Einige radikalreligiösen Gruppen der oppositionellen Freischärler in Syrien beziehen ihre Waffen und ihr Geld aus Saudi-Arabien und den Golfsstaaten. Auf saudischen Nachrichtensendern fordern salafistische Prediger seit langem nicht nur den Sturz von Präsident Baschar al-Assad, sondern legitimieren offen die Tötung von Mitgliedern der alawischen Religionsgemeinschaft als "Ungläubige“. Saudi-Arabien ist seit 2011 der wichtigste Handelspartner der deutschen Wirtschaft im arabischen Raum.

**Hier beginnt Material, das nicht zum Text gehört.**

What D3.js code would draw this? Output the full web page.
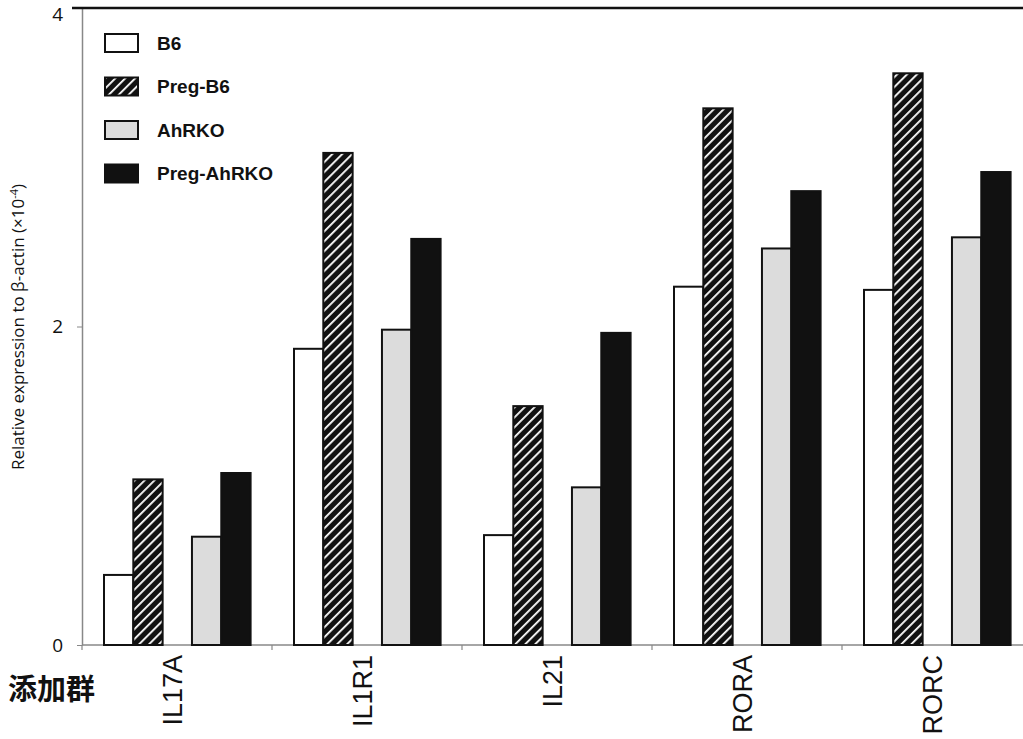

Am 5. Juni bedankte sich Wirtschaftsminister Rösler (FDP) beim Besuch in saudischen Riad ausdrücklich dafür, dass das Königshaus seine Einlagen im Weltwährungsfonds (IWF) um 15 Milliarden Dollar aufstockt, um die aktuelle Euro-Krise zu stabilisieren. Auch hier zeigt sich wieder: In Syrien geht es erwiesenermaßen nicht nur um Syrien.